CPJ Africa (Committee to Protect Journalists) : « La communauté internationale doit insister sur les garanties concernant la sécurité des journalistes »
Le CPJ exhorte les responsables burundais à enquêter de manière crédible sur la disparition de Jean Bigirimana, comme une étape essentielle pour garantir que d’autres journalistes au Burundi se sentent en sécurité dans l’exercice de leur métier et pour envoyer le message que l’impunité dans les attaques contre la presse ne sera pas tolérée. D’après cette organisation, l’absence d’enquête sur la disparition de Jean Bigirimana met en évidence des problèmes plus larges dans l’environnement de la liberté de la presse au Burundi.
Cependant, indique CPJ Africa, le président Evariste Ndayishimiye a promis de protéger les droits de tous les Burundais à accéder à la justice et de respecter la liberté d’opinion. « Considérées au départ comme le signe de temps meilleurs, ces promesses sont restées largement lettre morte.

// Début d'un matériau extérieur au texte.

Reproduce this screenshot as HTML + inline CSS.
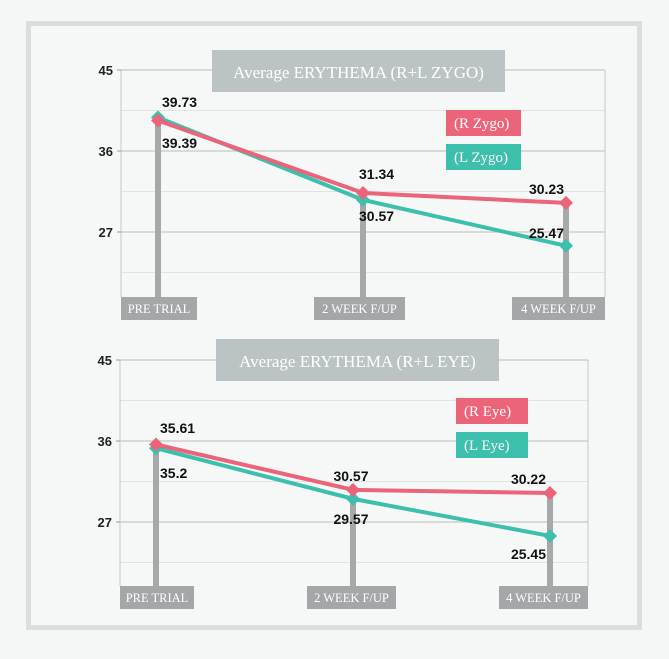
<!DOCTYPE html>
<html><head><meta charset="utf-8"><style>
html,body{margin:0;padding:0;background:#f5f7f6;}
body{width:669px;height:659px;position:relative;overflow:hidden;font-family:"Liberation Sans",sans-serif;}
#frame{position:absolute;left:26px;top:21px;width:606px;height:599px;border:5px solid #dcdede;background:#f6f8f7;}
svg{position:absolute;left:0;top:0;}
</style></head><body>
<div id="frame"></div>
<svg id="s" width="669" height="659"></svg>
<script>
const categories=["PRE TRIAL","2 WEEK F/UP","4 WEEK F/UP"];
const yTicks=[45,36,27];
const zygoR=[39.39,31.34,30.23];
const zygoL=[39.73,30.57,25.47];
const eyeR=[35.61,30.57,30.22];
const eyeL=[35.2,29.57,25.45];
const zygoRLabels=["39.39","31.34","30.23"];
const zygoLLabels=["39.73","30.57","25.47"];
const eyeRLabels=["35.61","30.57","30.22"];
const eyeLLabels=["35.2","29.57","25.45"];
const NS="http://www.w3.org/2000/svg";
const svg=document.getElementById('s');
function mk(t,a,p){const e=document.createElementNS(NS,t);for(const k in a)e.setAttribute(k,a[k]);(p||svg).appendChild(e);return e;}
const PINK="#ec6479",TEAL="#3dbfad";
function chart(cfg){
  const g=mk('g',{});
  
  
  const y=v=>cfg.top+(45-v)*(cfg.y36-cfg.top)/9;
  const x=i=>cfg.px[i];
  [45,40.5,36,31.5,27,22.5].forEach(v=>{
    const major=yTicks.includes(v);
    const l=mk('line',{x1:cfg.left,x2:cfg.right,y1:y(v),y2:y(v),stroke:major?'#c4c7c7':'#e2e4e4','stroke-width':major?1.2:1},g);
    
    
  });
  mk('line',{x1:cfg.left,x2:cfg.left,y1:cfg.top,y2:cfg.bottom,stroke:'#c4c7c7'},g);
  mk('line',{x1:cfg.right,x2:cfg.right,y1:cfg.top,y2:cfg.bottom,stroke:'#c4c7c7'},g);
  yTicks.forEach(v=>{
    mk('line',{x1:cfg.left-4,x2:cfg.left,y1:y(v),y2:y(v),stroke:'#999'},g);
    const t=mk('text',{x:cfg.left-8,y:y(v)+5,'text-anchor':'end','font-size':13,'font-weight':'bold',fill:'#222'},g);
    t.textContent=v;
    
    
  });
  categories.forEach((c,i)=>{
    const top=Math.min(y(cfg.r[i]),y(cfg.l[i]));
    const st=mk('rect',{x:x(i)-3,y:top,width:6,height:cfg.bottom-top,fill:'#a7a8aa'},g);
    
    
  });
  const tb=mk('rect',{x:cfg.tx,y:cfg.ty,width:cfg.tw,height:42,fill:'#bcc3c4'},g);
  
  
  const tt=mk('text',{x:cfg.tx+cfg.tw/2,y:cfg.ty+28,'text-anchor':'middle','font-size':17,fill:'#fff','font-family':'Liberation Serif, serif'},g);
  tt.textContent=cfg.title;
  
  
  [[cfg.l,TEAL,'series-left'],[cfg.r,PINK,'series-right']].forEach(([d,col,n])=>{
    const pl=mk('polyline',{points:d.map((v,i)=>x(i)+','+y(v)).join(' '),fill:'none',stroke:col,'stroke-width':4},g);
    
    
    d.forEach((v,i)=>{
      const p=mk('polygon',{points:`${x(i)},${y(v)-7} ${x(i)+7},${y(v)} ${x(i)},${y(v)+7} ${x(i)-7},${y(v)}`,fill:col},g);
      
      
    });
  });
  cfg.labels.forEach(([arr,i,dx,dy,anchor])=>{
    const t=mk('text',{x:x(i)+dx,y:dy,'text-anchor':anchor||'start','font-size':14,'font-weight':'bold',fill:'#111'},g);
    t.textContent=arr[i];
    
    
  });
  categories.forEach((c,i)=>{
    const b=cfg.xb[i];
    const r=mk('rect',{x:b[0],y:cfg.bottom,width:b[1]-b[0],height:23,fill:'#a5a6a8'},g);
    
    
    const t=mk('text',{x:(b[0]+b[1])/2,y:cfg.bottom+16,'text-anchor':'middle','font-size':12.5,fill:'#fff','font-family':'Liberation Serif, serif'},g);
    t.textContent=c;
    
    
  });
  [[cfg.legR,PINK,cfg.ly],[cfg.legL,TEAL,cfg.ly+34]].forEach(([txt,col,ly])=>{
    const r=mk('rect',{x:cfg.lx,y:ly,width:cfg.lw,height:26,fill:col},g);
    
    
    const t=mk('text',{x:cfg.lx+8,y:ly+18,'font-size':15,fill:'#fff','font-family':'Liberation Serif, serif'},g);
    t.textContent=txt;
    
    
  });
}
chart({name:'zygo-chart',top:70,y36:151,bottom:297,left:121,right:605,px:[158,363,566],
  r:zygoR,l:zygoL,title:'Average ERYTHEMA (R+L ZYGO)',tx:212,ty:50,tw:293,
  legR:'(R Zygo)',legL:'(L Zygo)',lx:446,lw:75,ly:110,
  xb:[[121,197],[314,405],[512,605]],
  labels:[[zygoLLabels,0,4,107],[zygoRLabels,0,4,148],[zygoRLabels,1,-4,179],[zygoLLabels,1,-4,221],[zygoRLabels,2,-2,194,'end'],[zygoLLabels,2,-2,238,'end']]});
chart({name:'eye-chart',top:360,y36:441,bottom:586,left:120,right:588,px:[156,353,550],
  r:eyeR,l:eyeL,title:'Average ERYTHEMA (R+L EYE)',tx:216,ty:339,tw:283,
  legR:'(R Eye)',legL:'(L Eye)',lx:456,lw:72,ly:398,
  xb:[[120,194],[307,396],[499,588]],
  labels:[[eyeRLabels,0,4,433],[eyeLLabels,0,4,478],[eyeRLabels,1,-2,481,'middle'],[eyeLLabels,1,-2,524,'middle'],[eyeRLabels,2,-4,484,'end'],[eyeLLabels,2,-4,559,'end']]});
</script>
</body></html>
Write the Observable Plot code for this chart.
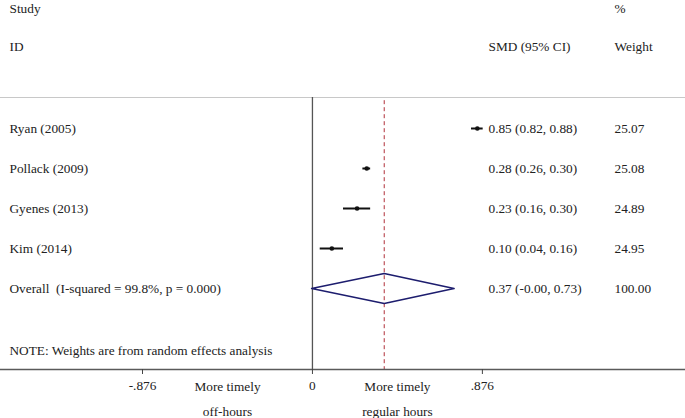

Si le gouvernement accorde de l’importance à la réforme de la liberté de la presse, comme il le prétend, il doit démontrer cet engagement en menant enfin une enquête crédible sur la disparition de Jean Bigirimana. »
Pour CPJ Africa, une enquête crédible sur la disparition de Jean Bigirimana et l’obligation pour les personnes responsables de rendre des comptes dans le cadre de procédures équitables et transparentes pourraient démontrer que le gouvernement de Ndayishimiye est prêt à soutenir ses engagements déclarés en faveur de la liberté de la presse par des actions concrètes. « La communauté internationale doit insister sur les garanties concernant la sécurité des journalistes, y compris les enquêtes sur la disparition de Jean Bigirimana».